Friday, October 21, 2011

Feminine Hygene Products by Comrade Jager

When I was a kid my Mom would give me a note for the clerk at the grocery store. I'd hand it to him, get my 12 ounce Pepsi. In a few minutes he would he would be back with a box wrapped in plain brown paper, I'd hand him the money, finish my Pepsi, put the box under my arm and pedal home on my bike.
If I saw anybody I knew or didn't know, they would yell shit at me, like, "hey your mama's on the rag", "somebody's riding the cotton pony" or "there goes the Kotex Kid".

All that started when I was 8. I now have decades of experience in handling and transporting feminine hygene products. From those early years of trying to smuggle a large boxes of Modess through enemy lines with adolescent terrorists on my tail to being awakened at 3 in the morning with, "Honey, I hate to ask you this, but could you run and get me some Tampax at the drugstore?"

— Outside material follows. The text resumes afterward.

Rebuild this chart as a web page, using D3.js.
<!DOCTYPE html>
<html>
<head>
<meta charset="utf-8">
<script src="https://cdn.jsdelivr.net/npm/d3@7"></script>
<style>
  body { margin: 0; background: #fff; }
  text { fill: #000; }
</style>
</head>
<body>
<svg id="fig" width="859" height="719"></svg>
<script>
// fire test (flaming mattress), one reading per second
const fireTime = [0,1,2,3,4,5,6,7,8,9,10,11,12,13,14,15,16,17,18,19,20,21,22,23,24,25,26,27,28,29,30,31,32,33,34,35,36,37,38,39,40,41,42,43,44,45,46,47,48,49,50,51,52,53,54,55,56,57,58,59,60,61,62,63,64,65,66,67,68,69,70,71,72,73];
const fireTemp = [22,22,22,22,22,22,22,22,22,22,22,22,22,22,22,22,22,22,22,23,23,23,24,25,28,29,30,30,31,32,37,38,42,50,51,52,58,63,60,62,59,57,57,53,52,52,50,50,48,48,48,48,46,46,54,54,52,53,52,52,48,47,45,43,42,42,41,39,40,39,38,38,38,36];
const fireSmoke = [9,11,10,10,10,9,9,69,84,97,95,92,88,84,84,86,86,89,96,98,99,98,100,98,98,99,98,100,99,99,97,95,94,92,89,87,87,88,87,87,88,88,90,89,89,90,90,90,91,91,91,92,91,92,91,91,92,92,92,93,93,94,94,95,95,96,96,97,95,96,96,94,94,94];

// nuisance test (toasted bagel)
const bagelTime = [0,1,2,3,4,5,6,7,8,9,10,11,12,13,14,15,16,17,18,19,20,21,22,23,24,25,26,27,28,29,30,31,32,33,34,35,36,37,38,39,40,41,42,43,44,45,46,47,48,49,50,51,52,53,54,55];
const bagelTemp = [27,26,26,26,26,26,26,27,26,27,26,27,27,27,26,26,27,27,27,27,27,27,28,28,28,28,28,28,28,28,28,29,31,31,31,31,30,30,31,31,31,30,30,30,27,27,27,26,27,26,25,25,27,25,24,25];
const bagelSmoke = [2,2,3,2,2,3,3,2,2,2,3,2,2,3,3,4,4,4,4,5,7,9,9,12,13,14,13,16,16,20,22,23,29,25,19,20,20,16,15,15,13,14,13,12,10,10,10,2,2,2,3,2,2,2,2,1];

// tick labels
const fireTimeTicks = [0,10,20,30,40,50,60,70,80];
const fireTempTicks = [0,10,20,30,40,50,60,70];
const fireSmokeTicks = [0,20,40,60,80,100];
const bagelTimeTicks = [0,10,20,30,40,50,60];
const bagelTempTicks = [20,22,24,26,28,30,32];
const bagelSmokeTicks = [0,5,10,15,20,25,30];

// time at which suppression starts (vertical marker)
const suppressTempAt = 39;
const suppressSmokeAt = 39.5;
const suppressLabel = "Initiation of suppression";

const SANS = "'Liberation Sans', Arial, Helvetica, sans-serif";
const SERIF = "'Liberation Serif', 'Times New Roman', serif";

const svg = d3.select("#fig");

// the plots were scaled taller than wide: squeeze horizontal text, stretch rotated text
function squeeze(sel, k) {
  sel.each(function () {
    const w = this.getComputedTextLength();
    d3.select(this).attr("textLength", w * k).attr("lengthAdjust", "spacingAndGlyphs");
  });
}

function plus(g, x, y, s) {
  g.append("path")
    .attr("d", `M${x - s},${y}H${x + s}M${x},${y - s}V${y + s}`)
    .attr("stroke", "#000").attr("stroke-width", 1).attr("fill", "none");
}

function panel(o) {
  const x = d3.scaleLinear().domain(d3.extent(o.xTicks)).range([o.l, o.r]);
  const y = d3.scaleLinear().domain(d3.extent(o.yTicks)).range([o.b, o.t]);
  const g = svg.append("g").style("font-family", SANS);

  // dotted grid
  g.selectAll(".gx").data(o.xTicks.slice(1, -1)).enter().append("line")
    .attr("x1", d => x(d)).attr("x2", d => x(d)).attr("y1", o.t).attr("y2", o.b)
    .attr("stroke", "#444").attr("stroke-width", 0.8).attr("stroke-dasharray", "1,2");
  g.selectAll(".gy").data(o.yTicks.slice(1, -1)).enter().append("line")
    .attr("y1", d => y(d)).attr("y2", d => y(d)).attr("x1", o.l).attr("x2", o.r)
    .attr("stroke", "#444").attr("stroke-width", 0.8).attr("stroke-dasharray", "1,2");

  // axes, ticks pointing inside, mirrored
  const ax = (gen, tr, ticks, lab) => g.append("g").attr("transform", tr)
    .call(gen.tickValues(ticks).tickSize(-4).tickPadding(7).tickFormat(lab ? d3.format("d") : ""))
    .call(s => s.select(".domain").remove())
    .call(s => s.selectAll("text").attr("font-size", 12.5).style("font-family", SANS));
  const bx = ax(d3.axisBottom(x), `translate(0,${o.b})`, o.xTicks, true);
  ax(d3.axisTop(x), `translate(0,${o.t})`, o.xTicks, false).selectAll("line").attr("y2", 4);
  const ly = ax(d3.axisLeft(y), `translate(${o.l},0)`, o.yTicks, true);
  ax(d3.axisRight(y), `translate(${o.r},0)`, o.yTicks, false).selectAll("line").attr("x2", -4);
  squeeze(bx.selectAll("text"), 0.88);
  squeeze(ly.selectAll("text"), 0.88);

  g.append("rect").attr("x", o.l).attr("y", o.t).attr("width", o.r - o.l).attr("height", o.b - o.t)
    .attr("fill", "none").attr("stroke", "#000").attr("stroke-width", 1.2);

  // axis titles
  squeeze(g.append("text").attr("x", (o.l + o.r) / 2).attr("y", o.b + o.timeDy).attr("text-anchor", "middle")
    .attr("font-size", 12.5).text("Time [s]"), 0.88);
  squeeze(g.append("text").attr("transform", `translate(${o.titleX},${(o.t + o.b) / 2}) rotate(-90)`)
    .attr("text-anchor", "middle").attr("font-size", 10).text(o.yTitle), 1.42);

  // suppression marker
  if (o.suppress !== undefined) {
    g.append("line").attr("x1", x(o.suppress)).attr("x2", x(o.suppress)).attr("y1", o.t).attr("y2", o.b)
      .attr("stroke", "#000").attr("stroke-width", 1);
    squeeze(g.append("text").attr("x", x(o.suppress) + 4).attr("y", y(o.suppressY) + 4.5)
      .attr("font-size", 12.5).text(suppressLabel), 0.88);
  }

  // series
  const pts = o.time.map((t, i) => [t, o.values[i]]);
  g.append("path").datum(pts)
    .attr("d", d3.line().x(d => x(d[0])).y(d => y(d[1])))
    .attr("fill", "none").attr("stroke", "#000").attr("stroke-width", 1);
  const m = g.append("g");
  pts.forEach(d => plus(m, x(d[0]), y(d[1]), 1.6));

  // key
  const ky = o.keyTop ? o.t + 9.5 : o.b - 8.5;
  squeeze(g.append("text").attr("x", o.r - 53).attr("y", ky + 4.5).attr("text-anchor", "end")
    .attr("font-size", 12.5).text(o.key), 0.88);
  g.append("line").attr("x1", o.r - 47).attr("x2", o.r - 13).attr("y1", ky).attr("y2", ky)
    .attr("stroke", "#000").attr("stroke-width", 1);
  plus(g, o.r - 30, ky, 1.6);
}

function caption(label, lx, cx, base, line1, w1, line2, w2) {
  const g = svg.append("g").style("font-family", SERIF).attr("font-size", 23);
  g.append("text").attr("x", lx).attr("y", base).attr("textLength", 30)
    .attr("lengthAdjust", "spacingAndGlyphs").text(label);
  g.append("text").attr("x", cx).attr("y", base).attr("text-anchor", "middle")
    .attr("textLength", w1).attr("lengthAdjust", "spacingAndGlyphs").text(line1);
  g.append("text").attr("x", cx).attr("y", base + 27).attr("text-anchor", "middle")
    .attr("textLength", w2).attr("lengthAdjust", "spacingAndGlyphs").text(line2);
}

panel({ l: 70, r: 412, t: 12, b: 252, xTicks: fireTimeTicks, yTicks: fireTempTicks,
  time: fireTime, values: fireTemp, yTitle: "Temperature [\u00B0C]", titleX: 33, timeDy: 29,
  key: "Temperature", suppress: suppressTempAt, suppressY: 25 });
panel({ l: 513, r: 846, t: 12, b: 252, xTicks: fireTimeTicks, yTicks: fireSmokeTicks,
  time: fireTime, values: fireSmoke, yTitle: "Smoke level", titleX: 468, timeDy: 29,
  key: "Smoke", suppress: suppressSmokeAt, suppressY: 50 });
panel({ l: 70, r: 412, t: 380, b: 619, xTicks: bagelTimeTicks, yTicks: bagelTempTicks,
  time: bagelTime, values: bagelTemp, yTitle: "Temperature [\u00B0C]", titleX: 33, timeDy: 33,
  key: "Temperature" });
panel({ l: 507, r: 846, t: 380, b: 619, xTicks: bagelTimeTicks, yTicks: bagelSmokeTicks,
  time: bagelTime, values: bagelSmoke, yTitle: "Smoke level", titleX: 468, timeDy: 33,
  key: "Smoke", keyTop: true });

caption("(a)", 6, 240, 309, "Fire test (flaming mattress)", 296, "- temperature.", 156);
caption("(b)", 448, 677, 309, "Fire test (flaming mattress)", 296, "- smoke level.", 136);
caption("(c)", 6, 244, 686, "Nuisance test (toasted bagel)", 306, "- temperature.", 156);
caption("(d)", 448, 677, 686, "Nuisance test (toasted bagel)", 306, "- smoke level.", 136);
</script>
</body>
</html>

I had two daughters and a wife operating on menstrual cycles that were just far enough apart that I was constantly on the road buying supplies. The three of them along with a female dog and cat had me out numbered and I was swimming in a sea of estrogen.

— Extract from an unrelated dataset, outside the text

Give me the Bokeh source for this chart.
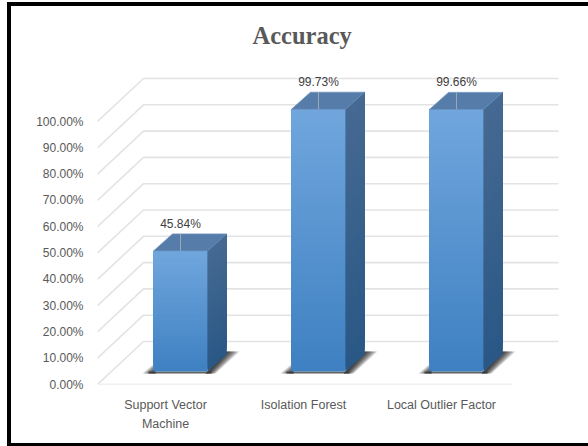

I've purchased untold thousands of dollars worth of sanitary products over the years, I've been in line, boxes of tampons and panty liners in my hands in food stores, drug stores, country markets, national and state parks, marinas, convenience stores and gas stations. I've even purchased Tampax from a vending machine at a hotel (it was next to the tooth paste and just below the Mr. Goodbar) once again roused from a dead sleep in the middle of the night to make the buy.

I've pretty much solved the problem since joining Costco, I buy Tampax by the case, a huge carton filled with more cartons and inside those cartons are the individual boxes. One case lasts about 14 months. Problem solved, but not quite, because tonight Jan was in the bathroom that isn't suppled with "product" and I heard "Honey, could you run upstairs and get me a tampon". Once again the Kotex Kid was on the move!

1 comment:

  1. The first time I ever bought pads/tampons was in a little convenience store at a campground outside of Barcelona, Spain. I was 14 traveling with my best friend's family... Figuring out what to buy was almost as embarrassing as not speaking Spanish or knowing the currency very well, but... I really wanted to swim in the ocean and escape the 100+ heat, so I needed those tampons!